In my hometown of Los Ranchos, in Bernalillo County, New Mexico, village residents include goats behind crumbling adobe walls and roosters crowing from the top of mobile homes. Riding horseback down the street is not uncommon. But, even the sleepiest of hamlets cannot escape cyber threats.
Today, Bernalillo County and the town of Los Ranchos were crippled by a ransomware attack on the government IT network. County government buildings and public offices were closed on Wednesday.
A press release from Bernalillo County notes that “The disruption likely occurred between Midnight and 5:30 a.m. on Jan. 5….Vendors for county systems have been notified of the ransomware and are working to solve the issue and restore the system functions.”
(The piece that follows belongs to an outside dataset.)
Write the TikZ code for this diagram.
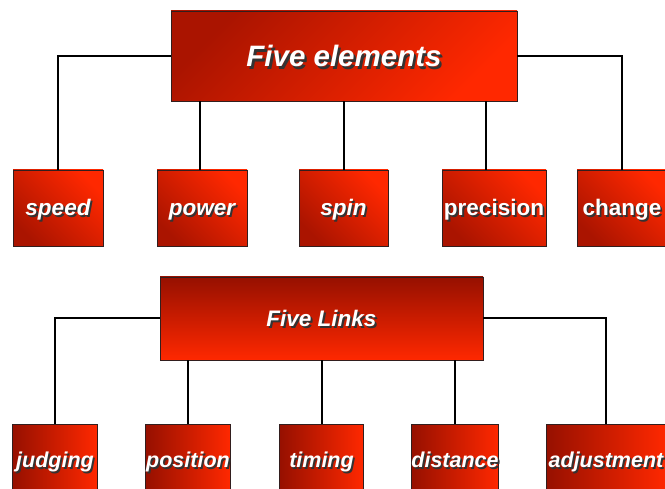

My colleague Nasser Fattah, Senior Advisor, suggests that “It is unfortunate, but cities will continue to be a big target for ransomware. Many available statistics show that municipalities have a high hit of ransomware.”
Municipal Ransomware Attack Statistics
44% of global ransomware attacks in 2020 targeted municipalities (Barracuda Networks) while 53.2% of attacks in state government are targeted toward cities and local schools (Forbes). 2,354 governments, healthcare facilities and schools in the United States were affected by ransomware in 2020 and in 2021 the threat remained consistent (Emsisoft).
Studies indicate the risk of municipal ransomware attacks remains high – a persistent risk – yet the “appetite and budgets to mitigate….remain lacking.” 50% of states do not have a committed cybersecurity line-item budget while 37% of states have seen a reduction in funding or no change at all (KnowB4).
Notable Municipal Ransomware Attacks
Notable ransomware attacks on municipalities and infrastructure include incidents coast-to-coast.
In February 2021, a hacker attacked a water treatment plant in Oldsmar, Florida. The hacker was able to change the water supply levels of sodium hydroxide, which at high levels can damage human tissue. An employee was quickly able to identify the intrusion on their systems and notified local authorities. Authorities have yet to identify if this attack was committed by someone within the United States borders or from another country.
In May 2021, Scripps Health, one of San Diego’s largest health care systems, was hacked in a ransomware attack. This attack was caused by malware on their computer networks leaving severe outages. The investigation is ongoing to date of who is behind the attack.
In July 2021, Borger, a small town in the vast Texas Panhandle was attacked. City officials reported systems being down, residents were unable to pay their water bills, and local governments could not process payroll. The cyberattack was led by a Russia-linked syndicate affiliated with REvil demanding $2.5 million dollars.
The Arkansas government also started 2022 with a ransomware attack.
Ransomware Attack Causes
Forbes describes municipalities as being faced with a “barrage of risks and resilience issues” while being “tasked with directing vital services, managing critical infrastructure and responding to the needs of a demanding constituency.”
Cybersecurity experts – including our in-house guru Nasser Fattah – agree that limited resources are at the root of ransomware attacks on municipalities.
“As for the root cause, a contributing factor is the lack of resources and the use of stale technologies, which collectively make municipalities an attractive target. This is exacerbated with work from home when an already weak security infrastructure needs to support remote work, which now makes the attack surface even bigger,” states Nasser Fattah.
“Local governments often have outdated computer systems. They lack personnel, or qualified personnel, to manage these types of attacks, and they don’t have the money or time to devote to cybersecurity,” furthers the Washington Post.
Municipalities And Third Party Risk
“Municipal governments act as the critical interlockers between consumers, private citizens and the critical infrastructure they require,” continues the Washington Post. The vital sectors and services within municipal governments have divergent security demands. Many sectors and services store private data.
Municipalities are plainly challenged to manage cybersecurity risk. Similarly, they are challenged to manage broader third party risk – but it’s ever more essential.
Thankfully, the roosters are still crowing in Bernalillo County. Public safety services are operating normally. They are still taking calls and responding to emergencies, but ought to explore a third party risk management solution to keep all sectors and services moving forward.